A war veteran who nearly lost his eyesight in Iraq has told how the courage shown by his forefathers during the world wars helped inspire him to pursue a military career.
According to Simon Brown, the values demonstrated by his great-grandfather, who joined the Army shortly before the start of the First World War, have been passed down through the generations of his family.
The 39-year-old told how Joseph Brown served in Gallipoli at the start of the Great War, before fighting in the Second Battle of Ypres and the Battle of Passchendaele.
His great-grandfather’s reluctance to speak of his wartime experiences meant that Simon’s family only recently discovered a Croix de Guerre medal won for his bravery during the Battle of the Somme.
Simon, of Morley, Leeds, added: “We were stunned and astonished that he had been through these really horrific battles and had come out through the other side.”
That same spirit was also shown by Simon’s grandfather, Sydney Brown, who joined the Army as a staff-driver in the early days of the Second World War.
“It shows that fine line between stupidity and bravery that I think our family walks”, Simon added.
Between 1968 and 1978 his father, Mike Brown, was part of the RAF, acting as part of the Coastal Command during the Cold War.

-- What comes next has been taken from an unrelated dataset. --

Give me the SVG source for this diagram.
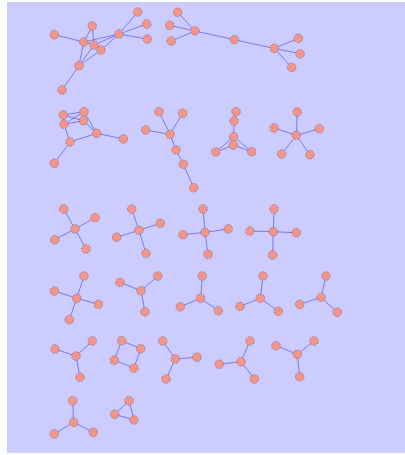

Discussing his proud family lineage, Simon, who joined the Army in 1997, said: “Those values that were in our family from their service were put into us as kids.

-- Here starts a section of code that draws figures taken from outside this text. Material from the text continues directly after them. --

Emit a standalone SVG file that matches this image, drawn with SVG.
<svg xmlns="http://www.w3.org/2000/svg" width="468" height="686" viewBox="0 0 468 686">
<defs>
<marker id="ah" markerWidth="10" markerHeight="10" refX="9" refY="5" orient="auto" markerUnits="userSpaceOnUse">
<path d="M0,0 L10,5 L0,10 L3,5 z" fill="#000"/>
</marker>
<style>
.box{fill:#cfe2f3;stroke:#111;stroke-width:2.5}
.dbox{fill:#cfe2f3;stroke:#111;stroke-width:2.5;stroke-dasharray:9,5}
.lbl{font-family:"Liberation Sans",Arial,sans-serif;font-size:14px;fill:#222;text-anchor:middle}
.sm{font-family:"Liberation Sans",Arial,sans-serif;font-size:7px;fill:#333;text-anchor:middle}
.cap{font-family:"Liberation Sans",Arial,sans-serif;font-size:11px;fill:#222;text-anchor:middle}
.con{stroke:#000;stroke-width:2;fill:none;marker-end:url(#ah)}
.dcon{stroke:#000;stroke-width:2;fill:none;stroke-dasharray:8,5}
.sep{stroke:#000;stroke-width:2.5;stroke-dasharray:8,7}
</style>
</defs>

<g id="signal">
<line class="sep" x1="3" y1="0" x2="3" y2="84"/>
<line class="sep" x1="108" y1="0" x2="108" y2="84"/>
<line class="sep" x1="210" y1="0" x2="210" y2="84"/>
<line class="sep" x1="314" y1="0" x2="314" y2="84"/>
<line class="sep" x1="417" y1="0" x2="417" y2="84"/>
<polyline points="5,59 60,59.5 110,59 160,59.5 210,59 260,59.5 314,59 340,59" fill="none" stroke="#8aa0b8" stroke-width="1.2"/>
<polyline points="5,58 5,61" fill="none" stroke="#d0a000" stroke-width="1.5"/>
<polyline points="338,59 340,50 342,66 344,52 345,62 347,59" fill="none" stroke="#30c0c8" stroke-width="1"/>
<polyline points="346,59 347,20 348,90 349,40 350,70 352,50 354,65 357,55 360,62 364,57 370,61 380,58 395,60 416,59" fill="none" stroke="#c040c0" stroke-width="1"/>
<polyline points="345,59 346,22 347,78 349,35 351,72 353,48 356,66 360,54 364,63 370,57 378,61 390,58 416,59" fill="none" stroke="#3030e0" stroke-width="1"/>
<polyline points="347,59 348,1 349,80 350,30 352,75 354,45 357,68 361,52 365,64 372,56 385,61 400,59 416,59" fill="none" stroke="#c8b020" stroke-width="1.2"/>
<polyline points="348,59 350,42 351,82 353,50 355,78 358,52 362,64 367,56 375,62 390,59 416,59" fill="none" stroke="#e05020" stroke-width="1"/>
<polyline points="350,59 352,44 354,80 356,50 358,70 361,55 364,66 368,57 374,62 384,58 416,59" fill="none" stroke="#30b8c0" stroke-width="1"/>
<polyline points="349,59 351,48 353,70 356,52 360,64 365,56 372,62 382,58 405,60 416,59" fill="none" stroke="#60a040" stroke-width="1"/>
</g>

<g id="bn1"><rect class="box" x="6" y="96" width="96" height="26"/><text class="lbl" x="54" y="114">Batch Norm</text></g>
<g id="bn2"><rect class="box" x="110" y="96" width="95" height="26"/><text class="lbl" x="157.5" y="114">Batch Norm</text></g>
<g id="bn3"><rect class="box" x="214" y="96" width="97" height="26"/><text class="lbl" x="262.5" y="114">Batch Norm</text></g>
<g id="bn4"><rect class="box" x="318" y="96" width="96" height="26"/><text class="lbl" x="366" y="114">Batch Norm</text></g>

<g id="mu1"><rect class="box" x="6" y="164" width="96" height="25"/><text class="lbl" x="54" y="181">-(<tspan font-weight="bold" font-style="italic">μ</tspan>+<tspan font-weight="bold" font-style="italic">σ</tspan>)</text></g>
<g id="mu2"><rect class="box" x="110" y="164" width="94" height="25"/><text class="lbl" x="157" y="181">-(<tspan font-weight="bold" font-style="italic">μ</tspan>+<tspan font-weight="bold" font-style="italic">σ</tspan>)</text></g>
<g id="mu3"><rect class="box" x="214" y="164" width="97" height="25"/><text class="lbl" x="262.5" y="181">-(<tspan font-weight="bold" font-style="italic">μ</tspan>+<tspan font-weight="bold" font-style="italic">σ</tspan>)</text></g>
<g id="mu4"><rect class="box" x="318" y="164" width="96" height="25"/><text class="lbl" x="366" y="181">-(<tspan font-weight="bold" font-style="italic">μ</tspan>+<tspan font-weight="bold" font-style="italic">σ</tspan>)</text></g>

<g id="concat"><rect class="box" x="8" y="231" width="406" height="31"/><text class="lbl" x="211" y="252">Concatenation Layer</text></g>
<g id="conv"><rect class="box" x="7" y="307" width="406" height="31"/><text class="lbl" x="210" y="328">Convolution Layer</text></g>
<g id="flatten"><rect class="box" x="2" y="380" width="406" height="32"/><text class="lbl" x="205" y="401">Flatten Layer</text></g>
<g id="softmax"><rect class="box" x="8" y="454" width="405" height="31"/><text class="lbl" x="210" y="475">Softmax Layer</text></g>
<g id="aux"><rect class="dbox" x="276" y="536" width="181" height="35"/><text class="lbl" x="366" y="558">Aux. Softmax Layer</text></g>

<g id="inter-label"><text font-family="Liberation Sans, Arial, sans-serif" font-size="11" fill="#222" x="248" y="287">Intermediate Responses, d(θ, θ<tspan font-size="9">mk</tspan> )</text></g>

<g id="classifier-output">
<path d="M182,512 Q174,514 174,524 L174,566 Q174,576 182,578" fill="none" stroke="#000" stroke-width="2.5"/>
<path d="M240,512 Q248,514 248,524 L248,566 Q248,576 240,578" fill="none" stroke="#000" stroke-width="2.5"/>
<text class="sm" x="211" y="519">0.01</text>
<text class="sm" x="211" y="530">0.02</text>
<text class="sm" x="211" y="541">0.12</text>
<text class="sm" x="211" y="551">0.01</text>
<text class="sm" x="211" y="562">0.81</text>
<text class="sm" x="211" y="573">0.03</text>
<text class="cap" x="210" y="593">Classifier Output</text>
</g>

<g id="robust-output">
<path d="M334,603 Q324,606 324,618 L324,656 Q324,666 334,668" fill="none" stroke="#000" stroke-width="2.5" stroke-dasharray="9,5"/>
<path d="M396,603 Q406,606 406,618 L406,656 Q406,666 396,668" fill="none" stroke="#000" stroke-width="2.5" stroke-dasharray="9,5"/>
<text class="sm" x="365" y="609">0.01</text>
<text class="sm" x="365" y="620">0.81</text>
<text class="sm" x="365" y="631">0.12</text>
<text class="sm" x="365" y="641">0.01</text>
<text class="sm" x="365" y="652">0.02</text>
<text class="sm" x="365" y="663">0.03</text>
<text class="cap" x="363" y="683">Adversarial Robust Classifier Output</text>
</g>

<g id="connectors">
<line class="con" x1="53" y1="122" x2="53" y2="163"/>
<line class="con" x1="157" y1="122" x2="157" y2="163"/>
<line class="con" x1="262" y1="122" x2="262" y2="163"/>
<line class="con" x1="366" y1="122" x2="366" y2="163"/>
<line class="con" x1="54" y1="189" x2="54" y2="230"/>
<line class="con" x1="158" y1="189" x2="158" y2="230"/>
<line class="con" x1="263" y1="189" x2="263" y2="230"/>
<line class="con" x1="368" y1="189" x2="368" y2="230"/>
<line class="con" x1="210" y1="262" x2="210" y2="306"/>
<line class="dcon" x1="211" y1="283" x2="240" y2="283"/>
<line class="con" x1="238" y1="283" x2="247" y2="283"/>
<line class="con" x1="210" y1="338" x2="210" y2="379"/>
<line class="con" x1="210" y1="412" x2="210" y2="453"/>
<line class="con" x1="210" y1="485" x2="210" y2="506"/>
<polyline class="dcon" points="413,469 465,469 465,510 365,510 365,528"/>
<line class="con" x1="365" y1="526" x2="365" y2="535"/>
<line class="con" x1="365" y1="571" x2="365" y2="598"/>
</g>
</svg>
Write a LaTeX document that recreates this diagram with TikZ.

“That’s why when I was called to do my job I did, and fought on and carried through with every intention of surviving.”
He joined as a mechanic in the Royal Electrical and Mechanical Engineers, going on to serve in Bosnia and Iraq as part of what he calls the “Afghanistan generation”.
While serving in Basra, Simon’s life changed dramatically when, on December 6 2006, he was hit by sniper fire as he led a mission to recover a stranded vehicle.
The bullet shattered both his cheekbones, destroying his left eye and severely damaging his right eye.
Discussing how his family’s military history helped them understand his state of mind at that time, Simon said: “They’ve been through it, they might have lost friends or seen injuries, so they weren’t frightened of it and I think that was quite useful and helpful for me.
“They were tolerant of how I felt and my mood swings, in a way that a family that had never experienced that would have struggled with.”
On Sunday, he is set to wear the medals won by his grandfather and great-grandfather as he marches to the Cenotaph for the 11th year in succession.
Discussing the importance of remembering the sacrifice of people like his relatives, he said: “War is not something to be proud of, but I think we can be proud of the courage and sacrifice of those who represent us in it.
“The situation itself is horrible, but we can learn from the courage and determination of those who stood up and said no to tyranny.
“Knowing that my family was part of that collective ‘no’ is something that I’m proud of.”